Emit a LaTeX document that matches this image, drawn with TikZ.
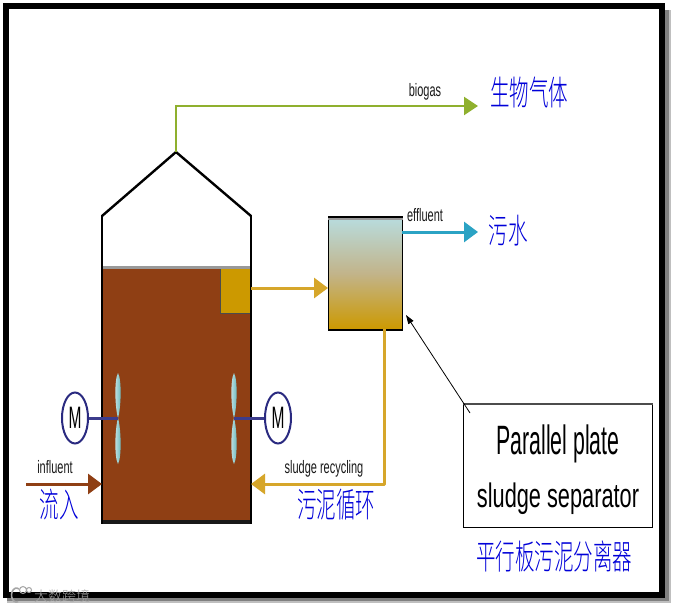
\documentclass[tikz,border=0pt]{standalone}
\usepackage{fontspec}
\setmainfont{Liberation Sans}
\newfontfamily\cjk{Noto Sans CJK SC}[UprightFont=* Light]
\usetikzlibrary{arrows.meta,shapes.geometric,positioning,calc}
\definecolor{sludgebrown}{HTML}{8F3F14}
\definecolor{sludgegold}{HTML}{CC9900}
\definecolor{linegold}{HTML}{D6A62A}
\definecolor{waterpale}{HTML}{B8DCDE}
\definecolor{midtan}{HTML}{C2B48A}
\definecolor{outblue}{HTML}{2BA3C4}
\definecolor{gasgreen}{HTML}{8FB02E}
\definecolor{shaftblue}{HTML}{3C3C8C}
\definecolor{ringblue}{HTML}{2A2A80}
\definecolor{bladelight}{HTML}{CFE6E6}
\definecolor{bladedark}{HTML}{58B2B8}
\newcommand{\narrow}[2]{\scalebox{#1}[1]{#2}}
\newcommand{\cn}[1]{\scalebox{1}[1.75]{\cjk #1}}
\tikzset{
  lab/.style={inner sep=0pt,anchor=base,font=\fontsize{18}{18}\selectfont,text=black!90},
  cnlab/.style={inner sep=0pt,font=\fontsize{19.5}{20}\selectfont,text=blue!85!black},
  flow/.style={line width=3pt,-{Triangle[length=14pt,width=20pt]}},
  motor/.style={ellipse,draw=ringblue,line width=2pt,fill=white,minimum width=26pt,minimum height=51pt,inner sep=0pt,font=\fontsize{31}{31}\selectfont},
  shaft/.style={line width=3pt,shaftblue},
  bladeshape/.style={left color=bladelight,right color=bladedark,draw=none},
  vessel/.style={line width=2.4pt,black}
}
\begin{document}
\begin{tikzpicture}[x=1pt,y=-1pt]
\useasboundingbox (0,0) rectangle (677,610);
% frame and shadow
\fill[black!25] (7,10) rectangle (671,603);
\fill[black!50] (7,10) rectangle (669,601);
\fill[black] (3,3) rectangle (665,598);
\fill[white] (9,9) rectangle (659,592);
% tank
\fill[sludgebrown] (102,268) rectangle (251,524);
\fill[sludgegold] (220,268) rectangle (251,313);
\draw[line width=.8pt,black!70] (220,268) -- (220,313) -- (251,313);
\draw[line width=3pt,black!40] (102,267) -- (251,267);
\draw[line width=4pt,black!90] (102,522) -- (251,522);
\draw[line width=1.4pt,black] (102,268) -- (102,524) (251,268) -- (251,524);
\coordinate (apex) at (176,152);
\draw[vessel,line join=miter] (102,216) -- (apex) -- (251,216);
\draw[line width=1.6pt,black] (102,215) -- (102,268) (251,215) -- (251,268);
% separator
\node[draw=black,line width=1pt,minimum width=74pt,minimum height=112pt,inner sep=0pt,anchor=north west,
  top color=waterpale,bottom color=sludgegold,middle color=midtan] (sep) at (328,217) {};
\draw[line width=3pt,black!40] ([yshift=-1pt]sep.north west) -- ([yshift=-1pt]sep.north east);
\draw[line width=1.8pt,black] (sep.north west) -- (sep.north east);
\draw[line width=1.8pt,black] (sep.south west) -- (sep.south east);
% motors
\coordinate (hl) at (118,418);
\coordinate (hr) at (234,418);
\path[bladeshape] (118,373) .. controls (122,380) and (121,408) .. (hl) .. controls (115,408) and (114,380) .. (118,373);
\path[bladeshape] (118,464) .. controls (122,457) and (121,428) .. (hl) .. controls (115,428) and (114,457) .. (118,464);
\path[bladeshape] (234,373) .. controls (238,380) and (237,408) .. (hr) .. controls (231,408) and (230,380) .. (234,373);
\path[bladeshape] (234,464) .. controls (238,457) and (237,428) .. (hr) .. controls (231,428) and (230,457) .. (234,464);
\node[motor] (ml) at (75,418) {\narrow{.5}{M}};
\node[motor] (mr) at (278,418) {\narrow{.5}{M}};
\draw[shaft] (ml) -- (hl);
\draw[shaft] (mr) -- (hr);
% flows
\coordinate (biogasend) at (478,106);
\coordinate (bend1) at (176,106);
\draw[gasgreen,line width=2.2pt,-{Triangle[length=14pt,width=18pt]}] (apex) -- (bend1) -- (biogasend);
\coordinate (settleout) at (251,288);
\draw[flow,linegold] (settleout) -- (sep.west |- settleout);
\coordinate (effin) at (402,232);
\coordinate (effend) at (478,232);
\draw[flow,outblue] (effin) -- (effend);
\coordinate (infs) at (26,484);
\coordinate (infe) at (102,484);
\draw[flow,sludgebrown] (infs) -- (infe);
\coordinate (rs) at (384,329);
\coordinate (rb) at (384,484);
\coordinate (re) at (251,484);
\draw[flow,linegold,line join=round] (rs) -- (rb) -- (re);
% callout
\node[draw=black,line width=1.2pt,fill=white,minimum width=189pt,minimum height=123pt,inner sep=0pt,anchor=north west] (call) at (463,404) {};
\draw[line width=2.5pt,black!70] (call.north west) -- (call.north east);
\node[inner sep=0pt,anchor=base,font=\fontsize{41}{41}\selectfont] (t1) at (558,454) {\narrow{.52}{Parallel plate}};
\node[inner sep=0pt,anchor=base,font=\fontsize{34}{34}\selectfont] (t2) at (558,507) {\narrow{.64}{sludge separator}};
\coordinate (ctip) at (406,315);
\coordinate (cfrom) at (470,413);
\draw[black,line width=.8pt,-{Triangle[length=9pt,width=6pt]}] (cfrom) -- (ctip);
% labels
\node[lab] (lb) at (425,96) {\narrow{.61}{biogas}};
\node[lab] (le) at (425,221) {\narrow{.61}{effluent}};
\node[lab] (li) at (55,473) {\narrow{.61}{influent}};
\node[lab] (ls) at (324,473) {\narrow{.61}{sludge recycling}};
\node[cnlab] (c1) at (529,92) {\cn{生物气体}};
\node[cnlab] (c2) at (508,231) {\cn{污水}};
\node[cnlab] (c3) at (59,505) {\cn{流入}};
\node[cnlab] (c4) at (336,505) {\cn{污泥循环}};
\node[cnlab] (c5) at (554,556) {\cn{平行板污泥分离器}};
% watermark
\node[inner sep=0pt,font=\fontsize{14}{14}\selectfont,text=black!35] (wm) at (62,596) {\cjk 大数跨境};
\draw[black!35,line width=1.6pt] (19,589) arc (60:290:5pt and 7pt);
\draw[black!35,line width=1pt] (23,590) circle (3.5pt) (29,590) circle (2.5pt);
\end{tikzpicture}
\end{document}
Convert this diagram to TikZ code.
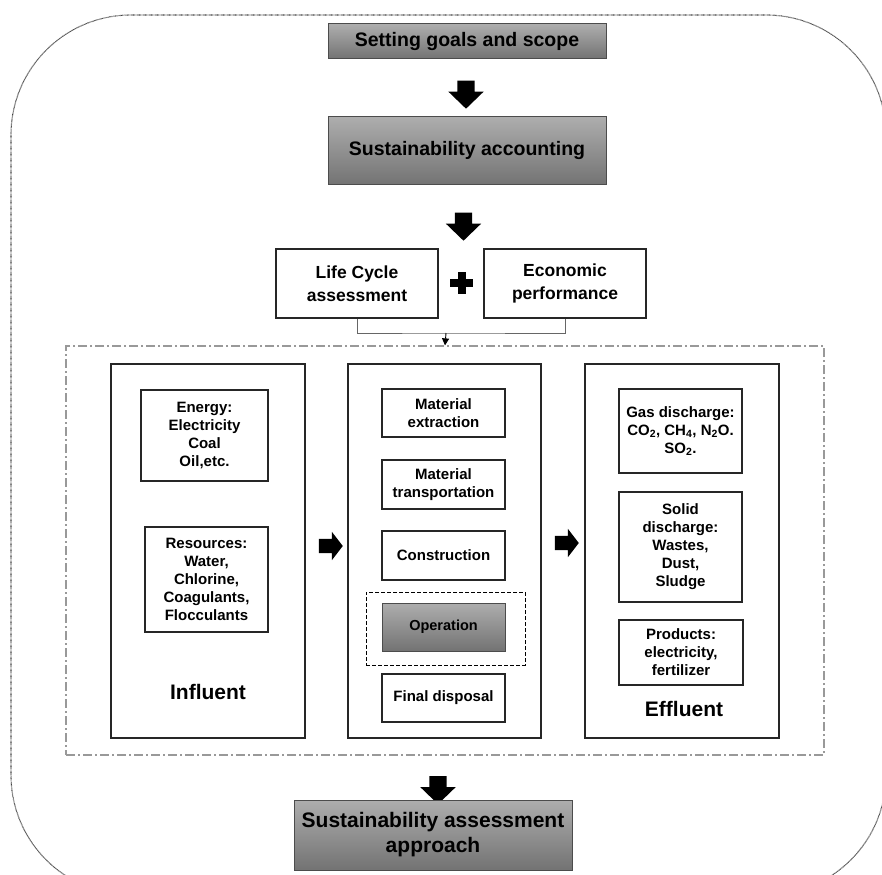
\documentclass[tikz,border=0pt]{standalone}
\usepackage{fontspec}
\setmainfont{Liberation Sans}
\usetikzlibrary{shapes.arrows,arrows.meta}
\begin{document}
\begin{tikzpicture}[x=1pt,y=-1pt,
 graybox/.style={draw=black!70, line width=1pt, top color=black!32, bottom color=black!55, inner sep=0pt, align=center},
 wbox/.style={draw=black!85, line width=1.4pt, fill=white, inner sep=0pt, align=center, font=\bfseries\fontsize{15}{18}\selectfont},
 bigbox/.style={draw=black!85, line width=1.4pt, inner sep=0pt},
 darr/.style={single arrow, fill=black, draw=none, shape border rotate=270, inner sep=8.5pt, single arrow head extend=9pt, single arrow tip angle=92, minimum height=28pt},
 rarr/.style={single arrow, fill=black, draw=none, inner sep=7pt, single arrow head extend=7pt, single arrow tip angle=105, minimum height=24pt},
 lbl/.style={inner sep=0pt, font=\bfseries\fontsize{21}{25}\selectfont}
]
\useasboundingbox (0,0) rectangle (882,874);
\clip (0,0) rectangle (882,874);
\fill[white] (0,0) rectangle (882,874);
% outer dotted rounded frame
\draw[black!75, line width=1.1pt, dash pattern=on 0.6pt off 0.6pt, rounded corners=120pt] (11,15) rectangle (886,895);

% top flow
\node[graybox, minimum width=278pt, minimum height=35pt, font=\bfseries\fontsize{19.5}{23}\selectfont] (goal) at (467,41.5) {Setting goals and scope};
\node[darr] (a1) at (466,90.5) {};
\node[graybox, minimum width=278pt, minimum height=68pt, font=\bfseries\fontsize{19.5}{23}\selectfont] (acc) at (467,151) {Sustainability accounting};
\node[darr] (a2) at (463.5,222.5) {};
\node[wbox, minimum width=162pt, minimum height=69pt, font=\bfseries\fontsize{17.5}{23}\selectfont] (lca) at (357,283.5) {Life Cycle\\assessment};
\node[wbox, minimum width=162pt, minimum height=69pt, font=\bfseries\fontsize{17.5}{23}\selectfont] (eco) at (565,283.5) {Economic\\performance};
\coordinate (plus) at (461.5,283);
\fill (plus) ++(-11.5,-4) rectangle ++(23,8);
\fill (plus) ++(-4,-10.5) rectangle ++(8,21);

% dash-dot container
\node[draw=black!40, line width=1.2pt, dash pattern=on 9pt off 3pt on 2pt off 3pt, minimum width=758pt, minimum height=409pt, inner sep=0pt] (dd) at (445,550.5) {};
\coordinate (j) at (446,333);
\draw[black!60, line width=0.9pt] (lca.south) |- (j) -| (eco.south);
\draw[black, line width=0.9pt, -{Triangle[length=7pt,width=7pt]}] (j) -- (dd.north);

% influent
\node[bigbox, minimum width=194pt, minimum height=374pt] (infl) at (208,551) {};
\node[wbox, minimum width=127pt, minimum height=91pt] (energy) at (204.5,435.5) {Energy:\\Electricity\\Coal\\Oil,etc.};
\node[wbox, minimum width=123pt, minimum height=105pt] (res) at (206.5,579.5) {Resources:\\Water,\\Chlorine,\\Coagulants,\\Flocculants};
\node[lbl] (inlbl) at (208,692) {Influent};
\node[rarr] (a3) at (328,546) {};

% middle
\node[bigbox, minimum width=193pt, minimum height=374pt] (mid) at (444.5,551) {};
\node[wbox, minimum width=123pt, minimum height=48pt] (mext) at (443.5,413) {Material\\extraction};
\node[wbox, minimum width=123pt, minimum height=49pt] (mtr) at (443.5,484.5) {Material\\transportation};
\node[wbox, minimum width=123pt, minimum height=49pt] (cons) at (443.5,555.5) {Construction};
\node[draw=black, line width=1pt, dash pattern=on 4pt off 2pt, minimum width=159pt, minimum height=73pt, inner sep=0pt] (opd) at (445.5,628.5) {};
\node[graybox, minimum width=123pt, minimum height=48pt, font=\bfseries\fontsize{14.5}{18}\selectfont] (op) at (443.5,627) {Operation};
\node[wbox, minimum width=123pt, minimum height=48pt] (fin) at (443.5,698) {Final disposal};
\node[rarr] (a4) at (564,543) {};

% effluent
\node[bigbox, minimum width=194pt, minimum height=374pt] (eff) at (682,551) {};
\node[wbox, minimum width=123pt, minimum height=84pt] (gas) at (680.5,431) {Gas discharge:\\CO\textsubscript{2}, CH\textsubscript{4}, N\textsubscript{2}O.\\SO\textsubscript{2}.};
\node[wbox, minimum width=123pt, minimum height=110pt] (solid) at (680.5,547) {Solid\\discharge:\\Wastes,\\Dust,\\Sludge};
\node[wbox, minimum width=124pt, minimum height=65pt] (prod) at (681,652.5) {Products:\\electricity,\\fertilizer};
\node[lbl] (eflbl) at (684,709) {Effluent};

% bottom
\node[darr] (a5) at (438,786) {};
\node[graybox, minimum width=278pt, minimum height=70pt, font=\bfseries\fontsize{21}{25}\selectfont] (final) at (433,835) {Sustainability assessment\\approach};
\end{tikzpicture}
\end{document}
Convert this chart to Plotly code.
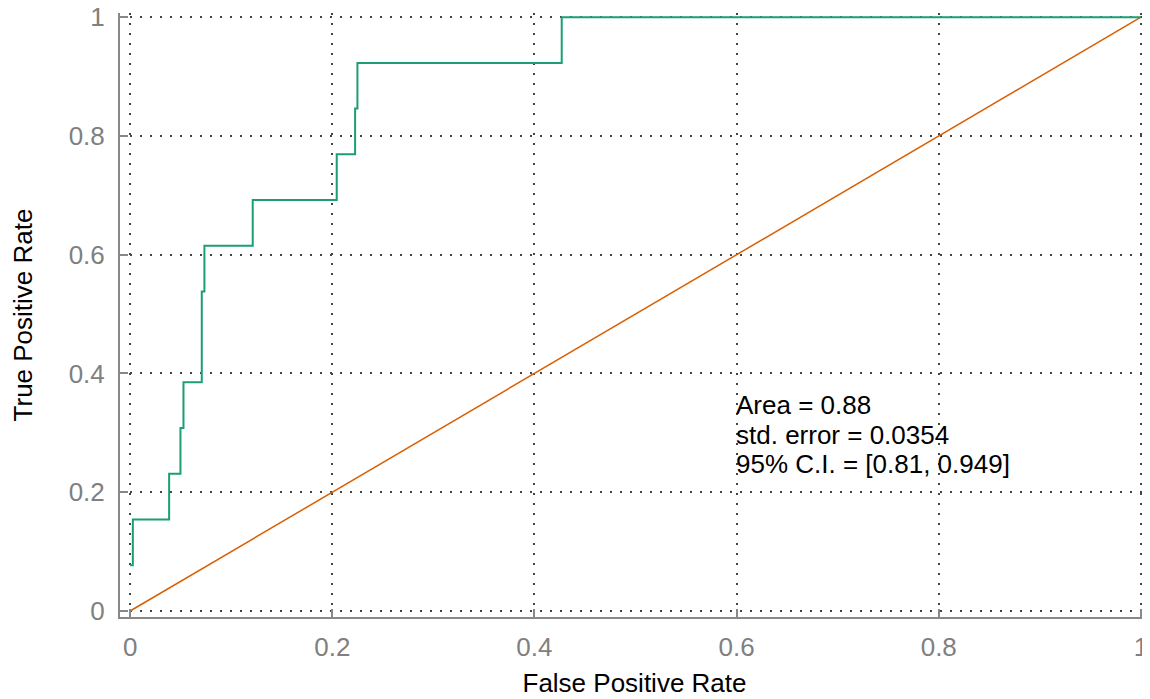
import plotly.graph_objects as go

# ROC step curve corners (horizontal then vertical)
fpr = [0.0, 0.0027, 0.0386, 0.0498, 0.0528, 0.0709, 0.0735, 0.1213, 0.2044, 0.2226, 0.2249, 0.427, 1.0]
tpr = [0.077, 0.154, 0.231, 0.308, 0.385, 0.538, 0.615, 0.692, 0.769, 0.846, 0.923, 1.0, 1.0]

diag_x = [0, 1]
diag_y = [0, 1]

tick_vals = [0, 0.2, 0.4, 0.6, 0.8, 1]
tick_text = ["0", "0.2", "0.4", "0.6", "0.8", "1"]

stats_lines = ["Area = 0.88", "std. error = 0.0354", "95% C.I. = [0.81, 0.949]"]
stats_y = [0.347, 0.296, 0.2475]
stats_x = 0.6

FONT = "Liberation Sans, Arial, Helvetica, sans-serif"

fig = go.Figure()
fig.add_trace(go.Scatter(x=diag_x, y=diag_y, mode="lines",
                         line=dict(color="#d95f02", width=1.5), showlegend=False))
fig.add_trace(go.Scatter(x=fpr, y=tpr, mode="lines", line_shape="hv",
                         line=dict(color="#1b9e77", width=2), showlegend=False))

for t, yy in zip(stats_lines, stats_y):
    fig.add_annotation(x=stats_x, y=yy, xref="x", yref="y", text=t, showarrow=False,
                       xanchor="left", yanchor="middle", xshift=-3,
                       font=dict(family=FONT, size=26, color="black"))

axis_common = dict(
    tickvals=tick_vals, ticktext=tick_text, automargin=False,
    ticklabeloverflow="allow",
    showgrid=True, gridcolor="#444444", gridwidth=1.5, griddash="2px,8px",
    zeroline=False, showline=True, linecolor="#888888", linewidth=2,
    ticks="inside", ticklen=8, tickcolor="#888888", tickwidth=2,
    tickfont=dict(family=FONT, size=26, color="#808080"),
)

fig.update_xaxes(range=[-0.01, 1.008], ticklabelstandoff=6,
                 title=dict(text="False Positive Rate", standoff=13,
                            font=dict(family=FONT, size=26, color="black")), **axis_common)
fig.update_yaxes(range=[-0.0101, 1.007], ticklabelstandoff=8,
                 title=dict(text="True Positive Rate", standoff=45,
                            font=dict(family=FONT, size=26, color="black")), **axis_common)

fig.update_layout(
    width=1142, height=691,
    margin=dict(l=112, r=1, t=5, b=82, autoexpand=False),
    plot_bgcolor="white", paper_bgcolor="white",
    font=dict(family=FONT),
)

fig.write_html("out.html")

REQUIRED TASK
Exclude any pictures, and restate word for word the lines from the one containing "Convert this diagram to TikZ code." through the one containing "(plus) ++(-4,-10.5) rectangle ++(8,21);", both included.

SOLUTION FOR THIS EXERCISE
Convert this diagram to TikZ code.
\documentclass[tikz,border=0pt]{standalone}
\usepackage{fontspec}
\setmainfont{Liberation Sans}
\usetikzlibrary{shapes.arrows,arrows.meta}
\begin{document}
\begin{tikzpicture}[x=1pt,y=-1pt,
 graybox/.style={draw=black!70, line width=1pt, top color=black!32, bottom color=black!55, inner sep=0pt, align=center},
 wbox/.style={draw=black!85, line width=1.4pt, fill=white, inner sep=0pt, align=center, font=\bfseries\fontsize{15}{18}\selectfont},
 bigbox/.style={draw=black!85, line width=1.4pt, inner sep=0pt},
 darr/.style={single arrow, fill=black, draw=none, shape border rotate=270, inner sep=8.5pt, single arrow head extend=9pt, single arrow tip angle=92, minimum height=28pt},
 rarr/.style={single arrow, fill=black, draw=none, inner sep=7pt, single arrow head extend=7pt, single arrow tip angle=105, minimum height=24pt},
 lbl/.style={inner sep=0pt, font=\bfseries\fontsize{21}{25}\selectfont}
]
\useasboundingbox (0,0) rectangle (882,874);
\clip (0,0) rectangle (882,874);
\fill[white] (0,0) rectangle (882,874);
% outer dotted rounded frame
\draw[black!75, line width=1.1pt, dash pattern=on 0.6pt off 0.6pt, rounded corners=120pt] (11,15) rectangle (886,895);

% top flow
\node[graybox, minimum width=278pt, minimum height=35pt, font=\bfseries\fontsize{19.5}{23}\selectfont] (goal) at (467,41.5) {Setting goals and scope};
\node[darr] (a1) at (466,90.5) {};
\node[graybox, minimum width=278pt, minimum height=68pt, font=\bfseries\fontsize{19.5}{23}\selectfont] (acc) at (467,151) {Sustainability accounting};
\node[darr] (a2) at (463.5,222.5) {};
\node[wbox, minimum width=162pt, minimum height=69pt, font=\bfseries\fontsize{17.5}{23}\selectfont] (lca) at (357,283.5) {Life Cycle\\assessment};
\node[wbox, minimum width=162pt, minimum height=69pt, font=\bfseries\fontsize{17.5}{23}\selectfont] (eco) at (565,283.5) {Economic\\performance};
\coordinate (plus) at (461.5,283);
\fill (plus) ++(-11.5,-4) rectangle ++(23,8);
\fill (plus) ++(-4,-10.5) rectangle ++(8,21);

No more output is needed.